_What is expected:_ Write out the data below in full, unchanged, minus the images.

——

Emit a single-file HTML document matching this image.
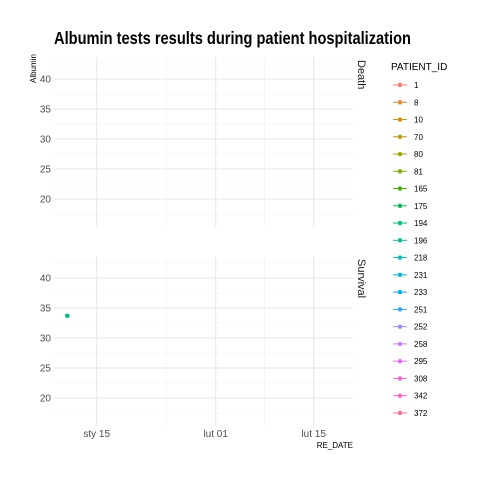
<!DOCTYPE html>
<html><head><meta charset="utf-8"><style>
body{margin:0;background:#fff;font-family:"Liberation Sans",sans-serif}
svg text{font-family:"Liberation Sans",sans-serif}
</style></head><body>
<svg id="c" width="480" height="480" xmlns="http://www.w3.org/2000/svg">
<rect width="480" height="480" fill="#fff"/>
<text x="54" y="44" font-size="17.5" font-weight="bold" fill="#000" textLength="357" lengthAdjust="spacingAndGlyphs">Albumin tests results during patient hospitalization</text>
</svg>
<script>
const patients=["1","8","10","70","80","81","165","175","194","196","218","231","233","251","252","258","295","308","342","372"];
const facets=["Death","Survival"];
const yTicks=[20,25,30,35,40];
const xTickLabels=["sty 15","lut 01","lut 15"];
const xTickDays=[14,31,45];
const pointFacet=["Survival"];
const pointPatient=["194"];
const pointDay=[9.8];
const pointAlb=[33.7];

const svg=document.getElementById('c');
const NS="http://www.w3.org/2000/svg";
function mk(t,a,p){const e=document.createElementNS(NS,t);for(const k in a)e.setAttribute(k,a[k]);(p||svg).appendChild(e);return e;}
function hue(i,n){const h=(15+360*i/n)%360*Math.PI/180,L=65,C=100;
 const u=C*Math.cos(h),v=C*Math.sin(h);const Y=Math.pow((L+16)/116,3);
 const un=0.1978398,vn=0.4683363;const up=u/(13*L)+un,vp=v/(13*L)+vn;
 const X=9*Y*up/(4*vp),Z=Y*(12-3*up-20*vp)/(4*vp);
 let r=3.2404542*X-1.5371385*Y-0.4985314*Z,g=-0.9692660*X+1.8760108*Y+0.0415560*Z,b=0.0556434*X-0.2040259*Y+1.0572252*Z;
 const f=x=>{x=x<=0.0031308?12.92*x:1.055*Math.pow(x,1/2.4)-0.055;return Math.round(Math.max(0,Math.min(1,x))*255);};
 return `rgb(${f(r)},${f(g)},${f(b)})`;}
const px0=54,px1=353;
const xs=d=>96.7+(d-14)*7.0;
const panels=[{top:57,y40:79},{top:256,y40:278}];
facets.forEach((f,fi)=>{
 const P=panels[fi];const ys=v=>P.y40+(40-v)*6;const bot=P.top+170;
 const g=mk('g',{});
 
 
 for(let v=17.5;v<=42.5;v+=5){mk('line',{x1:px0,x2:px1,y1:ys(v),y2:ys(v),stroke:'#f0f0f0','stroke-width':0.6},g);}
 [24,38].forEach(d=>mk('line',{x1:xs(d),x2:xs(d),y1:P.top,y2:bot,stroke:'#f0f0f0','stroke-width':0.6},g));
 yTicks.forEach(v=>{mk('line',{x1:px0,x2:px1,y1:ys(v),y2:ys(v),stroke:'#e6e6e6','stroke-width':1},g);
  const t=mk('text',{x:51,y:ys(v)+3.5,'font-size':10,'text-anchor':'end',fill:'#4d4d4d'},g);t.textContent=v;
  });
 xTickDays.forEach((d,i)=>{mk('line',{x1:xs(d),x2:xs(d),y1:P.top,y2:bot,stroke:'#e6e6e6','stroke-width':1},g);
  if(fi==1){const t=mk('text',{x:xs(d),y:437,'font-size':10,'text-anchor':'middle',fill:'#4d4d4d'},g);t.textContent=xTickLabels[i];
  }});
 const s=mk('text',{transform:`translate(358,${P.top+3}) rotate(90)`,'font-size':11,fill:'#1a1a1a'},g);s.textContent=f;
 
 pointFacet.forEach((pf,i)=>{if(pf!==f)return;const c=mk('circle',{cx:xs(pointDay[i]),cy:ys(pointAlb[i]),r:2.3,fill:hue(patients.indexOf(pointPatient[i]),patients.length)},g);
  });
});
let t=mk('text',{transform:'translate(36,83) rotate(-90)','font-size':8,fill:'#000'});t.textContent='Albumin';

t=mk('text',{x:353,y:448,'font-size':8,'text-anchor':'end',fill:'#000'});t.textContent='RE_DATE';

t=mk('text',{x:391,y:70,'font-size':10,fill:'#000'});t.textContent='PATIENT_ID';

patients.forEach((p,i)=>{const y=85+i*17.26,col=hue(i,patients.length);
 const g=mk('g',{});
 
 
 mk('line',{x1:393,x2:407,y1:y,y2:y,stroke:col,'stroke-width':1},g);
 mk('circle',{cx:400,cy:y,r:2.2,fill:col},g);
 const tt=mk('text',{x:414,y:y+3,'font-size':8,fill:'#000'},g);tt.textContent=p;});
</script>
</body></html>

——

_Problem solution:_
Emit a single-file HTML document matching this image.
<!DOCTYPE html>
<html><head><meta charset="utf-8"><style>
body{margin:0;background:#fff;font-family:"Liberation Sans",sans-serif}
svg text{font-family:"Liberation Sans",sans-serif}
</style></head><body>
<svg id="c" width="480" height="480" xmlns="http://www.w3.org/2000/svg">
<rect width="480" height="480" fill="#fff"/>
<text x="54" y="44" font-size="17.5" font-weight="bold" fill="#000" textLength="357" lengthAdjust="spacingAndGlyphs">Albumin tests results during patient hospitalization</text>
</svg>
<script>
const patients=["1","8","10","70","80","81","165","175","194","196","218","231","233","251","252","258","295","308","342","372"];
const facets=["Death","Survival"];
const yTicks=[20,25,30,35,40];
const xTickLabels=["sty 15","lut 01","lut 15"];
const xTickDays=[14,31,45];
const pointFacet=["Survival"];
const pointPatient=["194"];
const pointDay=[9.8];
const pointAlb=[33.7];

const svg=document.getElementById('c');
const NS="http://www.w3.org/2000/svg";
function mk(t,a,p){const e=document.createElementNS(NS,t);for(const k in a)e.setAttribute(k,a[k]);(p||svg).appendChild(e);return e;}
function hue(i,n){const h=(15+360*i/n)%360*Math.PI/180,L=65,C=100;
 const u=C*Math.cos(h),v=C*Math.sin(h);const Y=Math.pow((L+16)/116,3);
 const un=0.1978398,vn=0.4683363;const up=u/(13*L)+un,vp=v/(13*L)+vn;
 const X=9*Y*up/(4*vp),Z=Y*(12-3*up-20*vp)/(4*vp);
 let r=3.2404542*X-1.5371385*Y-0.4985314*Z,g=-0.9692660*X+1.8760108*Y+0.0415560*Z,b=0.0556434*X-0.2040259*Y+1.0572252*Z;
 const f=x=>{x=x<=0.0031308?12.92*x:1.055*Math.pow(x,1/2.4)-0.055;return Math.round(Math.max(0,Math.min(1,x))*255);};
 return `rgb(${f(r)},${f(g)},${f(b)})`;}
const px0=54,px1=353;
const xs=d=>96.7+(d-14)*7.0;
const panels=[{top:57,y40:79},{top:256,y40:278}];
facets.forEach((f,fi)=>{
 const P=panels[fi];const ys=v=>P.y40+(40-v)*6;const bot=P.top+170;
 const g=mk('g',{});
 
 
 for(let v=17.5;v<=42.5;v+=5){mk('line',{x1:px0,x2:px1,y1:ys(v),y2:ys(v),stroke:'#f0f0f0','stroke-width':0.6},g);}
 [24,38].forEach(d=>mk('line',{x1:xs(d),x2:xs(d),y1:P.top,y2:bot,stroke:'#f0f0f0','stroke-width':0.6},g));
 yTicks.forEach(v=>{mk('line',{x1:px0,x2:px1,y1:ys(v),y2:ys(v),stroke:'#e6e6e6','stroke-width':1},g);
  const t=mk('text',{x:51,y:ys(v)+3.5,'font-size':10,'text-anchor':'end',fill:'#4d4d4d'},g);t.textContent=v;
  });
 xTickDays.forEach((d,i)=>{mk('line',{x1:xs(d),x2:xs(d),y1:P.top,y2:bot,stroke:'#e6e6e6','stroke-width':1},g);
  if(fi==1){const t=mk('text',{x:xs(d),y:437,'font-size':10,'text-anchor':'middle',fill:'#4d4d4d'},g);t.textContent=xTickLabels[i];
  }});
 const s=mk('text',{transform:`translate(358,${P.top+3}) rotate(90)`,'font-size':11,fill:'#1a1a1a'},g);s.textContent=f;
 
 pointFacet.forEach((pf,i)=>{if(pf!==f)return;const c=mk('circle',{cx:xs(pointDay[i]),cy:ys(pointAlb[i]),r:2.3,fill:hue(patients.indexOf(pointPatient[i]),patients.length)},g);
  });
});
let t=mk('text',{transform:'translate(36,83) rotate(-90)','font-size':8,fill:'#000'});t.textContent='Albumin';

t=mk('text',{x:353,y:448,'font-size':8,'text-anchor':'end',fill:'#000'});t.textContent='RE_DATE';

t=mk('text',{x:391,y:70,'font-size':10,fill:'#000'});t.textContent='PATIENT_ID';

patients.forEach((p,i)=>{const y=85+i*17.26,col=hue(i,patients.length);
 const g=mk('g',{});
 
 
 mk('line',{x1:393,x2:407,y1:y,y2:y,stroke:col,'stroke-width':1},g);
 mk('circle',{cx:400,cy:y,r:2.2,fill:col},g);
 const tt=mk('text',{x:414,y:y+3,'font-size':8,fill:'#000'},g);tt.textContent=p;});
</script>
</body></html>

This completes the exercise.